_What is needed:_ For this exercise, repeat all of the material verbatim apart from its images.

· · · · ·

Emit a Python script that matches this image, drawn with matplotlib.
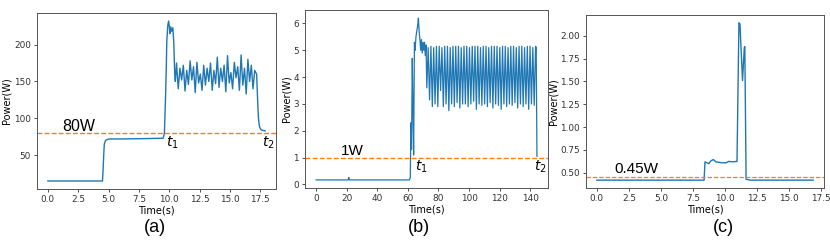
import numpy as np
import matplotlib
matplotlib.use("Agg")
import matplotlib.pyplot as plt

# ---------------- Panel (a) data ----------------
a_time_head = [0.0, 4.5, 4.55, 4.6, 4.65, 4.75, 5.0, 6.0, 8.0, 9.5, 9.6, 9.65, 9.7,
               9.75, 9.8, 9.88, 9.95, 10.0, 10.05, 10.12, 10.2, 10.3, 10.38, 10.45, 10.5]
a_power_head = [15, 15, 30, 50, 65, 70, 72, 72, 72.5, 73, 80, 105, 130,
                165, 205, 226, 232, 226, 215, 224, 218, 223, 200, 160, 150]
a_osc_t0 = 10.6
a_osc_dt = 0.14
a_osc_power = [175, 140, 168, 152, 172, 137, 165, 146, 178, 152, 170, 135,
               176, 148, 160, 138, 172, 145, 168, 150, 175, 138, 165, 147,
               183, 142, 168, 150, 172, 136, 185, 148, 162, 140, 176, 155,
               170, 138, 186, 145, 168, 133, 180, 150, 172, 140, 165]
a_time_tail = [17.2, 17.28, 17.35, 17.42, 17.5, 17.6, 17.9]
a_power_tail = [160, 125, 100, 90, 86, 84, 83]
a_threshold = 80

# ---------------- Panel (b) data ----------------
b_time_head = [0, 21.0, 21.4, 21.8, 61.0, 61.6, 62.0, 62.4, 62.9, 63.3, 63.8, 64.3,
               64.8, 65.3, 65.8, 66.4, 66.9, 67.4, 67.9, 68.4, 68.9, 69.4, 69.9,
               70.4, 70.9, 71.4, 71.9]
b_power_head = [0.17, 0.17, 0.26, 0.17, 0.17, 0.25, 2.3, 1.3, 4.7, 3.0, 1.1, 5.3,
                5.0, 5.5, 5.7, 5.9, 6.2, 5.7, 5.4, 5.0, 5.4, 4.9, 5.3, 5.0, 5.3,
                4.8, 5.2]
b_osc_t0 = 72.4
b_osc_dt = 0.9
b_osc_low = [3.6, 3.15, 2.9, 3.0, 2.9, 3.5, 2.9, 3.0, 2.75, 3.0, 2.9, 3.05,
             2.85, 3.0, 3.0, 2.9, 3.0, 3.1, 2.8, 3.0, 2.95, 3.0, 2.9, 3.05,
             2.85, 3.0, 2.95, 2.8, 3.0, 2.9, 3.0, 2.95, 3.05, 2.85, 3.0, 2.9,
             3.0, 2.8, 3.0, 2.95]
b_osc_high = [5.1, 5.15, 5.1, 5.15, 5.15, 5.1, 5.15, 5.15, 5.1, 5.15, 5.15, 5.15,
              5.1, 5.15, 5.15, 5.1, 5.15, 5.15, 5.15, 5.1, 5.15, 5.15, 5.1, 5.15,
              5.15, 5.15, 5.1, 5.15, 5.15, 5.1, 5.15, 5.15, 5.1, 5.15, 5.15, 5.1,
              5.15, 5.15, 5.1, 5.15]
b_time_tail = [143.9, 144.4]
b_power_tail = [5.1, 1.05]
b_threshold = 1

# ---------------- Panel (c) data ----------------
c_time = [0, 8.38, 8.45, 8.6, 8.75, 8.9, 9.1, 9.3, 9.5, 9.8, 10.1, 10.3, 10.6,
          10.95, 11.1, 11.18, 11.38, 11.52, 11.56, 11.66, 12.0, 16.9]
c_power = [0.42, 0.42, 0.62, 0.61, 0.60, 0.63, 0.645, 0.62, 0.615, 0.61, 0.61,
           0.625, 0.62, 0.625, 2.14, 2.13, 1.51, 1.87, 1.88, 0.43, 0.42, 0.42]
c_threshold = 0.45

# ---------------- Assemble series ----------------
a_osc_time = [a_osc_t0 + i * a_osc_dt for i in range(len(a_osc_power))]
a_time = a_time_head + a_osc_time + a_time_tail
a_power = a_power_head + a_osc_power + a_power_tail

b_osc_power = []
for lo, hi in zip(b_osc_low, b_osc_high):
    b_osc_power += [lo, hi]
b_osc_time = [b_osc_t0 + i * b_osc_dt for i in range(len(b_osc_power))]
b_time = b_time_head + b_osc_time + b_time_tail
b_power = b_power_head + b_osc_power + b_power_tail

# ---------------- Figure ----------------
fig = plt.figure(figsize=(8.3, 2.4), dpi=100)
W, H = 830, 240

def axes_px(l, r, t, b):
    return fig.add_axes([l / W, (H - b) / H, (r - l) / W, (b - t) / H])

ax_a = axes_px(37, 276, 13, 189)
ax_b = axes_px(305, 548, 10, 188)
ax_c = axes_px(586, 824, 15, 188)

blue = "#1f77b4"
orange = "#ff7f0e"
tick_fs = 6.4
label_fs = 7.0
ann_font = "Liberation Sans"

for ax in (ax_a, ax_b, ax_c):
    ax.tick_params(labelsize=tick_fs, length=2.5, width=0.6, pad=2, colors="#333333")
    for s in ax.spines.values():
        s.set_linewidth(0.7)
        s.set_color("#555555")
    ax.set_xlabel("Time(s)", fontsize=label_fs, labelpad=1.2)
    ax.set_ylabel("Power(W)", fontsize=label_fs, labelpad=1.5)

# Panel a
ax_a.plot(a_time, a_power, color=blue, lw=1.0)
ax_a.axhline(a_threshold, color=orange, lw=1.0, ls=(0, (3.5, 1.6)))
ax_a.set_xticks([0, 2.5, 5, 7.5, 10, 12.5, 15, 17.5])
ax_a.set_xticklabels(["0.0", "2.5", "5.0", "7.5", "10.0", "12.5", "15.0", "17.5"])
ax_a.set_yticks([50, 100, 150, 200])
ax_a.text(1.15, 83, "80W", fontsize=11.5, family=ann_font, va="baseline")
ax_a.text(9.75, 78, "$t_1$", fontsize=10, va="top", ha="left")
ax_a.text(17.65, 78, "$t_2$", fontsize=10, va="top", ha="left")

# Panel b
ax_b.plot(b_time, b_power, color=blue, lw=0.9)
ax_b.axhline(b_threshold, color=orange, lw=1.0, ls=(0, (3.5, 1.6)))
ax_b.set_xticks([0, 20, 40, 60, 80, 100, 120, 140])
ax_b.set_yticks([0, 1, 2, 3, 4, 5, 6])
ax_b.text(16.5, 1.08, "1W", fontsize=11, family=ann_font, va="baseline")
ax_b.text(64.8, 0.95, "$t_1$", fontsize=10, va="top", ha="left")
ax_b.text(142.3, 0.95, "$t_2$", fontsize=10, va="top", ha="left")

# Panel c
ax_c.plot(c_time, c_power, color=blue, lw=1.0)
ax_c.axhline(c_threshold, color=orange, lw=0.9, ls=(0, (3.5, 1.6)))
ax_c.set_xticks([0, 2.5, 5, 7.5, 10, 12.5, 15, 17.5])
ax_c.set_xticklabels(["0.0", "2.5", "5.0", "7.5", "10.0", "12.5", "15.0", "17.5"])
ax_c.set_yticks([0.5, 0.75, 1.0, 1.25, 1.5, 1.75, 2.0])
ax_c.set_yticklabels(["0.50", "0.75", "1.00", "1.25", "1.50", "1.75", "2.00"])
ax_c.text(1.4, 0.5, "0.45W", fontsize=11, family=ann_font, va="baseline")

# Panel captions
for label, xc in (("(a)", 155), ("(b)", 419), ("(c)", 723)):
    fig.text(xc / W, (H - 228) / H, label, fontsize=13, family=ann_font,
             ha="center", va="center")

fig.savefig("out.png", dpi=100)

· · · · ·

_Exercise output:_
Emit a Python script that matches this image, drawn with matplotlib.
import numpy as np
import matplotlib
matplotlib.use("Agg")
import matplotlib.pyplot as plt

# ---------------- Panel (a) data ----------------
a_time_head = [0.0, 4.5, 4.55, 4.6, 4.65, 4.75, 5.0, 6.0, 8.0, 9.5, 9.6, 9.65, 9.7,
               9.75, 9.8, 9.88, 9.95, 10.0, 10.05, 10.12, 10.2, 10.3, 10.38, 10.45, 10.5]
a_power_head = [15, 15, 30, 50, 65, 70, 72, 72, 72.5, 73, 80, 105, 130,
                165, 205, 226, 232, 226, 215, 224, 218, 223, 200, 160, 150]
a_osc_t0 = 10.6
a_osc_dt = 0.14
a_osc_power = [175, 140, 168, 152, 172, 137, 165, 146, 178, 152, 170, 135,
               176, 148, 160, 138, 172, 145, 168, 150, 175, 138, 165, 147,
               183, 142, 168, 150, 172, 136, 185, 148, 162, 140, 176, 155,
               170, 138, 186, 145, 168, 133, 180, 150, 172, 140, 165]
a_time_tail = [17.2, 17.28, 17.35, 17.42, 17.5, 17.6, 17.9]
a_power_tail = [160, 125, 100, 90, 86, 84, 83]
a_threshold = 80

# ---------------- Panel (b) data ----------------
b_time_head = [0, 21.0, 21.4, 21.8, 61.0, 61.6, 62.0, 62.4, 62.9, 63.3, 63.8, 64.3,
               64.8, 65.3, 65.8, 66.4, 66.9, 67.4, 67.9, 68.4, 68.9, 69.4, 69.9,
               70.4, 70.9, 71.4, 71.9]
b_power_head = [0.17, 0.17, 0.26, 0.17, 0.17, 0.25, 2.3, 1.3, 4.7, 3.0, 1.1, 5.3,
                5.0, 5.5, 5.7, 5.9, 6.2, 5.7, 5.4, 5.0, 5.4, 4.9, 5.3, 5.0, 5.3,
                4.8, 5.2]
b_osc_t0 = 72.4
b_osc_dt = 0.9
b_osc_low = [3.6, 3.15, 2.9, 3.0, 2.9, 3.5, 2.9, 3.0, 2.75, 3.0, 2.9, 3.05,
             2.85, 3.0, 3.0, 2.9, 3.0, 3.1, 2.8, 3.0, 2.95, 3.0, 2.9, 3.05,
             2.85, 3.0, 2.95, 2.8, 3.0, 2.9, 3.0, 2.95, 3.05, 2.85, 3.0, 2.9,
             3.0, 2.8, 3.0, 2.95]
b_osc_high = [5.1, 5.15, 5.1, 5.15, 5.15, 5.1, 5.15, 5.15, 5.1, 5.15, 5.15, 5.15,
              5.1, 5.15, 5.15, 5.1, 5.15, 5.15, 5.15, 5.1, 5.15, 5.15, 5.1, 5.15,
              5.15, 5.15, 5.1, 5.15, 5.15, 5.1, 5.15, 5.15, 5.1, 5.15, 5.15, 5.1,
              5.15, 5.15, 5.1, 5.15]
b_time_tail = [143.9, 144.4]
b_power_tail = [5.1, 1.05]
b_threshold = 1

# ---------------- Panel (c) data ----------------
c_time = [0, 8.38, 8.45, 8.6, 8.75, 8.9, 9.1, 9.3, 9.5, 9.8, 10.1, 10.3, 10.6,
          10.95, 11.1, 11.18, 11.38, 11.52, 11.56, 11.66, 12.0, 16.9]
c_power = [0.42, 0.42, 0.62, 0.61, 0.60, 0.63, 0.645, 0.62, 0.615, 0.61, 0.61,
           0.625, 0.62, 0.625, 2.14, 2.13, 1.51, 1.87, 1.88, 0.43, 0.42, 0.42]
c_threshold = 0.45

# ---------------- Assemble series ----------------
a_osc_time = [a_osc_t0 + i * a_osc_dt for i in range(len(a_osc_power))]
a_time = a_time_head + a_osc_time + a_time_tail
a_power = a_power_head + a_osc_power + a_power_tail

b_osc_power = []
for lo, hi in zip(b_osc_low, b_osc_high):
    b_osc_power += [lo, hi]
b_osc_time = [b_osc_t0 + i * b_osc_dt for i in range(len(b_osc_power))]
b_time = b_time_head + b_osc_time + b_time_tail
b_power = b_power_head + b_osc_power + b_power_tail

# ---------------- Figure ----------------
fig = plt.figure(figsize=(8.3, 2.4), dpi=100)
W, H = 830, 240

def axes_px(l, r, t, b):
    return fig.add_axes([l / W, (H - b) / H, (r - l) / W, (b - t) / H])

ax_a = axes_px(37, 276, 13, 189)
ax_b = axes_px(305, 548, 10, 188)
ax_c = axes_px(586, 824, 15, 188)

blue = "#1f77b4"
orange = "#ff7f0e"
tick_fs = 6.4
label_fs = 7.0
ann_font = "Liberation Sans"

for ax in (ax_a, ax_b, ax_c):
    ax.tick_params(labelsize=tick_fs, length=2.5, width=0.6, pad=2, colors="#333333")
    for s in ax.spines.values():
        s.set_linewidth(0.7)
        s.set_color("#555555")
    ax.set_xlabel("Time(s)", fontsize=label_fs, labelpad=1.2)
    ax.set_ylabel("Power(W)", fontsize=label_fs, labelpad=1.5)

# Panel a
ax_a.plot(a_time, a_power, color=blue, lw=1.0)
ax_a.axhline(a_threshold, color=orange, lw=1.0, ls=(0, (3.5, 1.6)))
ax_a.set_xticks([0, 2.5, 5, 7.5, 10, 12.5, 15, 17.5])
ax_a.set_xticklabels(["0.0", "2.5", "5.0", "7.5", "10.0", "12.5", "15.0", "17.5"])
ax_a.set_yticks([50, 100, 150, 200])
ax_a.text(1.15, 83, "80W", fontsize=11.5, family=ann_font, va="baseline")
ax_a.text(9.75, 78, "$t_1$", fontsize=10, va="top", ha="left")
ax_a.text(17.65, 78, "$t_2$", fontsize=10, va="top", ha="left")

# Panel b
ax_b.plot(b_time, b_power, color=blue, lw=0.9)
ax_b.axhline(b_threshold, color=orange, lw=1.0, ls=(0, (3.5, 1.6)))
ax_b.set_xticks([0, 20, 40, 60, 80, 100, 120, 140])
ax_b.set_yticks([0, 1, 2, 3, 4, 5, 6])
ax_b.text(16.5, 1.08, "1W", fontsize=11, family=ann_font, va="baseline")
ax_b.text(64.8, 0.95, "$t_1$", fontsize=10, va="top", ha="left")
ax_b.text(142.3, 0.95, "$t_2$", fontsize=10, va="top", ha="left")

# Panel c
ax_c.plot(c_time, c_power, color=blue, lw=1.0)
ax_c.axhline(c_threshold, color=orange, lw=0.9, ls=(0, (3.5, 1.6)))
ax_c.set_xticks([0, 2.5, 5, 7.5, 10, 12.5, 15, 17.5])
ax_c.set_xticklabels(["0.0", "2.5", "5.0", "7.5", "10.0", "12.5", "15.0", "17.5"])
ax_c.set_yticks([0.5, 0.75, 1.0, 1.25, 1.5, 1.75, 2.0])
ax_c.set_yticklabels(["0.50", "0.75", "1.00", "1.25", "1.50", "1.75", "2.00"])
ax_c.text(1.4, 0.5, "0.45W", fontsize=11, family=ann_font, va="baseline")

# Panel captions
for label, xc in (("(a)", 155), ("(b)", 419), ("(c)", 723)):
    fig.text(xc / W, (H - 228) / H, label, fontsize=13, family=ann_font,
             ha="center", va="center")

fig.savefig("out.png", dpi=100)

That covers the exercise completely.